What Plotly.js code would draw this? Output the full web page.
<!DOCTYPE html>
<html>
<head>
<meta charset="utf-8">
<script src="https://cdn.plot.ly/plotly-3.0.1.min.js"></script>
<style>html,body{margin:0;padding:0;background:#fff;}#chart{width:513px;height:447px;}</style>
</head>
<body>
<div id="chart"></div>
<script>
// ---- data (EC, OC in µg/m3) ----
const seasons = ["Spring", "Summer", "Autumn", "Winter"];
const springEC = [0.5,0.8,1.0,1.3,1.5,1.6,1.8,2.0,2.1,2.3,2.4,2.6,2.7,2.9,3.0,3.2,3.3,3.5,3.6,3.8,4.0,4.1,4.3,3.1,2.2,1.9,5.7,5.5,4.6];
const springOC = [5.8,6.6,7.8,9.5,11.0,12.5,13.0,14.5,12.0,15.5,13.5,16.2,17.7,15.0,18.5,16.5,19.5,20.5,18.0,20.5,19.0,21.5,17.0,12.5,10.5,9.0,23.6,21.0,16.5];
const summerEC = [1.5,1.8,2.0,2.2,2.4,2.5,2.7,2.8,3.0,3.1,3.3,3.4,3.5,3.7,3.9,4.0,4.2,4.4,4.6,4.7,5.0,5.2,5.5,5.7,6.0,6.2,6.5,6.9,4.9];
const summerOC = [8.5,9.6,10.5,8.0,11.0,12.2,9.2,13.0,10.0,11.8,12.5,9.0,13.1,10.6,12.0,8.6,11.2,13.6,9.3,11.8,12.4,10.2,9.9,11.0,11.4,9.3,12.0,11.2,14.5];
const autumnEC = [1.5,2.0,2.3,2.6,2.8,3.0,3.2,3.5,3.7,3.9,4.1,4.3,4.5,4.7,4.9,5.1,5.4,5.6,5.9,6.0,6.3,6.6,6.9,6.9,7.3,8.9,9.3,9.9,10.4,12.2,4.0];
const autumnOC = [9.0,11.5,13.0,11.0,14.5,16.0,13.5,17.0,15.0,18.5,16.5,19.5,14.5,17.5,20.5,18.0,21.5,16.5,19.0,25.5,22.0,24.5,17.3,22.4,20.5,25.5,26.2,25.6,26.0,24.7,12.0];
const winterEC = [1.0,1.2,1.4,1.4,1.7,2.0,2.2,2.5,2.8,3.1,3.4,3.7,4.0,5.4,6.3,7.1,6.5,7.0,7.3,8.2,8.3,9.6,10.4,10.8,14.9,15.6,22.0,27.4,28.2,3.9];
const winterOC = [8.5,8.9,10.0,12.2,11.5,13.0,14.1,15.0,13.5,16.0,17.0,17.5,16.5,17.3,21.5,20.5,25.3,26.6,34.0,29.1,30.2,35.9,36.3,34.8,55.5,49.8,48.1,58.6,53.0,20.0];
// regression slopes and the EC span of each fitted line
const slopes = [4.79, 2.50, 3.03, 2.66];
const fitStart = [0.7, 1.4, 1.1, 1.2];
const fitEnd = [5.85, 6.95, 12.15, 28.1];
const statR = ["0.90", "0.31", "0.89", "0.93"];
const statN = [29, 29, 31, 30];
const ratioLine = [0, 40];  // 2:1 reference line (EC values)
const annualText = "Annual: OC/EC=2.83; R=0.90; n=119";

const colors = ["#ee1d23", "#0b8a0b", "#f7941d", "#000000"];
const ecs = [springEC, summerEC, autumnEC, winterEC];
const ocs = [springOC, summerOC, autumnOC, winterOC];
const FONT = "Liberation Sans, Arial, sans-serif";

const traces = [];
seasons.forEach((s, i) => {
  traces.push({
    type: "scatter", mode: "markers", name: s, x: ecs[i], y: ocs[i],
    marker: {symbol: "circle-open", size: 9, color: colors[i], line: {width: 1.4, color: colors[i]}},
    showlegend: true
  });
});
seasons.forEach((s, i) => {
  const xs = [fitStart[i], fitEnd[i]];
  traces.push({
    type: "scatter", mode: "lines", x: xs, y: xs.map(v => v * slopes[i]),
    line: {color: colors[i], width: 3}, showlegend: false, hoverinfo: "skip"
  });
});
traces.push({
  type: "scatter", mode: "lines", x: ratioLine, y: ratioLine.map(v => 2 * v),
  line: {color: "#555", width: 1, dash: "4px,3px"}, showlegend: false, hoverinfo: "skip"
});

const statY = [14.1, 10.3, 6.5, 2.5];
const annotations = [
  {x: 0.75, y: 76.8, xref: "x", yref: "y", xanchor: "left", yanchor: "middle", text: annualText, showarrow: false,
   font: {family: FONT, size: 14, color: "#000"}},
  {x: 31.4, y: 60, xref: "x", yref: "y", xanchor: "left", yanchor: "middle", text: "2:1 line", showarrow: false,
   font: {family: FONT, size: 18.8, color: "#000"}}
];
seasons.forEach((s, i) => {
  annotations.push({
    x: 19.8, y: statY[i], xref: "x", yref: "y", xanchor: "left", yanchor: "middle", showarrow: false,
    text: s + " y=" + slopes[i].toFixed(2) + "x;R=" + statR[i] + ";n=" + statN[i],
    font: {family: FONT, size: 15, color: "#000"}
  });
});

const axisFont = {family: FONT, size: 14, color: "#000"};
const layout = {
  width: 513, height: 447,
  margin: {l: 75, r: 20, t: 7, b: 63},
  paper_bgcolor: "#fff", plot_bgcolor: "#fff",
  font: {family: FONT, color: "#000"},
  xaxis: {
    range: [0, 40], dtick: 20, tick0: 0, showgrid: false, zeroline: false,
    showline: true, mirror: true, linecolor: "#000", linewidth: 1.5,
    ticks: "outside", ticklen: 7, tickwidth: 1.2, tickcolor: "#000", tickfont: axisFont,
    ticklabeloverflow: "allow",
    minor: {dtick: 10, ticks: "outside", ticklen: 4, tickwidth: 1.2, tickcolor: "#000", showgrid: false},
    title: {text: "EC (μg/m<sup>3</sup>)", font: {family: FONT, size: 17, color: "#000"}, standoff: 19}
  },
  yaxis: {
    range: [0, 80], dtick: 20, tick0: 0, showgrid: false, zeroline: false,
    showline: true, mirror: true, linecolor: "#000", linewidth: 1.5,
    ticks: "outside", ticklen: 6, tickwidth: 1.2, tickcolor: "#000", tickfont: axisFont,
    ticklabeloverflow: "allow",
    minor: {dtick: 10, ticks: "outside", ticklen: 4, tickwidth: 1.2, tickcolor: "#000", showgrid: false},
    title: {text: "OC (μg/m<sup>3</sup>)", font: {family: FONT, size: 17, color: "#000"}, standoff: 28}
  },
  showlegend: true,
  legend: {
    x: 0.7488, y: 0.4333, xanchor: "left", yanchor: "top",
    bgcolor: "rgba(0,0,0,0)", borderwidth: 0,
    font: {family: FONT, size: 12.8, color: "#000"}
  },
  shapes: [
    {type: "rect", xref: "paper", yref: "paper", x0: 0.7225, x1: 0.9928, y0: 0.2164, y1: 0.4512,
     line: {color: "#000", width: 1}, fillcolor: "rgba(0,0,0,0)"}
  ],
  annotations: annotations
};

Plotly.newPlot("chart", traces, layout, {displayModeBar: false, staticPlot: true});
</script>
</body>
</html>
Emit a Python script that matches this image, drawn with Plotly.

* * * * * * *

Given exercise:
Repeat all of the records above exactly as they appear.

In response:
What Plotly.js code would draw this? Output the full web page.
<!DOCTYPE html>
<html>
<head>
<meta charset="utf-8">
<script src="https://cdn.plot.ly/plotly-3.0.1.min.js"></script>
<style>html,body{margin:0;padding:0;background:#fff;}#chart{width:513px;height:447px;}</style>
</head>
<body>
<div id="chart"></div>
<script>
// ---- data (EC, OC in µg/m3) ----
const seasons = ["Spring", "Summer", "Autumn", "Winter"];
const springEC = [0.5,0.8,1.0,1.3,1.5,1.6,1.8,2.0,2.1,2.3,2.4,2.6,2.7,2.9,3.0,3.2,3.3,3.5,3.6,3.8,4.0,4.1,4.3,3.1,2.2,1.9,5.7,5.5,4.6];
const springOC = [5.8,6.6,7.8,9.5,11.0,12.5,13.0,14.5,12.0,15.5,13.5,16.2,17.7,15.0,18.5,16.5,19.5,20.5,18.0,20.5,19.0,21.5,17.0,12.5,10.5,9.0,23.6,21.0,16.5];
const summerEC = [1.5,1.8,2.0,2.2,2.4,2.5,2.7,2.8,3.0,3.1,3.3,3.4,3.5,3.7,3.9,4.0,4.2,4.4,4.6,4.7,5.0,5.2,5.5,5.7,6.0,6.2,6.5,6.9,4.9];
const summerOC = [8.5,9.6,10.5,8.0,11.0,12.2,9.2,13.0,10.0,11.8,12.5,9.0,13.1,10.6,12.0,8.6,11.2,13.6,9.3,11.8,12.4,10.2,9.9,11.0,11.4,9.3,12.0,11.2,14.5];
const autumnEC = [1.5,2.0,2.3,2.6,2.8,3.0,3.2,3.5,3.7,3.9,4.1,4.3,4.5,4.7,4.9,5.1,5.4,5.6,5.9,6.0,6.3,6.6,6.9,6.9,7.3,8.9,9.3,9.9,10.4,12.2,4.0];
const autumnOC = [9.0,11.5,13.0,11.0,14.5,16.0,13.5,17.0,15.0,18.5,16.5,19.5,14.5,17.5,20.5,18.0,21.5,16.5,19.0,25.5,22.0,24.5,17.3,22.4,20.5,25.5,26.2,25.6,26.0,24.7,12.0];
const winterEC = [1.0,1.2,1.4,1.4,1.7,2.0,2.2,2.5,2.8,3.1,3.4,3.7,4.0,5.4,6.3,7.1,6.5,7.0,7.3,8.2,8.3,9.6,10.4,10.8,14.9,15.6,22.0,27.4,28.2,3.9];
const winterOC = [8.5,8.9,10.0,12.2,11.5,13.0,14.1,15.0,13.5,16.0,17.0,17.5,16.5,17.3,21.5,20.5,25.3,26.6,34.0,29.1,30.2,35.9,36.3,34.8,55.5,49.8,48.1,58.6,53.0,20.0];
// regression slopes and the EC span of each fitted line
const slopes = [4.79, 2.50, 3.03, 2.66];
const fitStart = [0.7, 1.4, 1.1, 1.2];
const fitEnd = [5.85, 6.95, 12.15, 28.1];
const statR = ["0.90", "0.31", "0.89", "0.93"];
const statN = [29, 29, 31, 30];
const ratioLine = [0, 40];  // 2:1 reference line (EC values)
const annualText = "Annual: OC/EC=2.83; R=0.90; n=119";

const colors = ["#ee1d23", "#0b8a0b", "#f7941d", "#000000"];
const ecs = [springEC, summerEC, autumnEC, winterEC];
const ocs = [springOC, summerOC, autumnOC, winterOC];
const FONT = "Liberation Sans, Arial, sans-serif";

const traces = [];
seasons.forEach((s, i) => {
  traces.push({
    type: "scatter", mode: "markers", name: s, x: ecs[i], y: ocs[i],
    marker: {symbol: "circle-open", size: 9, color: colors[i], line: {width: 1.4, color: colors[i]}},
    showlegend: true
  });
});
seasons.forEach((s, i) => {
  const xs = [fitStart[i], fitEnd[i]];
  traces.push({
    type: "scatter", mode: "lines", x: xs, y: xs.map(v => v * slopes[i]),
    line: {color: colors[i], width: 3}, showlegend: false, hoverinfo: "skip"
  });
});
traces.push({
  type: "scatter", mode: "lines", x: ratioLine, y: ratioLine.map(v => 2 * v),
  line: {color: "#555", width: 1, dash: "4px,3px"}, showlegend: false, hoverinfo: "skip"
});

const statY = [14.1, 10.3, 6.5, 2.5];
const annotations = [
  {x: 0.75, y: 76.8, xref: "x", yref: "y", xanchor: "left", yanchor: "middle", text: annualText, showarrow: false,
   font: {family: FONT, size: 14, color: "#000"}},
  {x: 31.4, y: 60, xref: "x", yref: "y", xanchor: "left", yanchor: "middle", text: "2:1 line", showarrow: false,
   font: {family: FONT, size: 18.8, color: "#000"}}
];
seasons.forEach((s, i) => {
  annotations.push({
    x: 19.8, y: statY[i], xref: "x", yref: "y", xanchor: "left", yanchor: "middle", showarrow: false,
    text: s + " y=" + slopes[i].toFixed(2) + "x;R=" + statR[i] + ";n=" + statN[i],
    font: {family: FONT, size: 15, color: "#000"}
  });
});

const axisFont = {family: FONT, size: 14, color: "#000"};
const layout = {
  width: 513, height: 447,
  margin: {l: 75, r: 20, t: 7, b: 63},
  paper_bgcolor: "#fff", plot_bgcolor: "#fff",
  font: {family: FONT, color: "#000"},
  xaxis: {
    range: [0, 40], dtick: 20, tick0: 0, showgrid: false, zeroline: false,
    showline: true, mirror: true, linecolor: "#000", linewidth: 1.5,
    ticks: "outside", ticklen: 7, tickwidth: 1.2, tickcolor: "#000", tickfont: axisFont,
    ticklabeloverflow: "allow",
    minor: {dtick: 10, ticks: "outside", ticklen: 4, tickwidth: 1.2, tickcolor: "#000", showgrid: false},
    title: {text: "EC (μg/m<sup>3</sup>)", font: {family: FONT, size: 17, color: "#000"}, standoff: 19}
  },
  yaxis: {
    range: [0, 80], dtick: 20, tick0: 0, showgrid: false, zeroline: false,
    showline: true, mirror: true, linecolor: "#000", linewidth: 1.5,
    ticks: "outside", ticklen: 6, tickwidth: 1.2, tickcolor: "#000", tickfont: axisFont,
    ticklabeloverflow: "allow",
    minor: {dtick: 10, ticks: "outside", ticklen: 4, tickwidth: 1.2, tickcolor: "#000", showgrid: false},
    title: {text: "OC (μg/m<sup>3</sup>)", font: {family: FONT, size: 17, color: "#000"}, standoff: 28}
  },
  showlegend: true,
  legend: {
    x: 0.7488, y: 0.4333, xanchor: "left", yanchor: "top",
    bgcolor: "rgba(0,0,0,0)", borderwidth: 0,
    font: {family: FONT, size: 12.8, color: "#000"}
  },
  shapes: [
    {type: "rect", xref: "paper", yref: "paper", x0: 0.7225, x1: 0.9928, y0: 0.2164, y1: 0.4512,
     line: {color: "#000", width: 1}, fillcolor: "rgba(0,0,0,0)"}
  ],
  annotations: annotations
};

Plotly.newPlot("chart", traces, layout, {displayModeBar: false, staticPlot: true});
</script>
</body>
</html>
Emit a Python script that matches this image, drawn with Plotly.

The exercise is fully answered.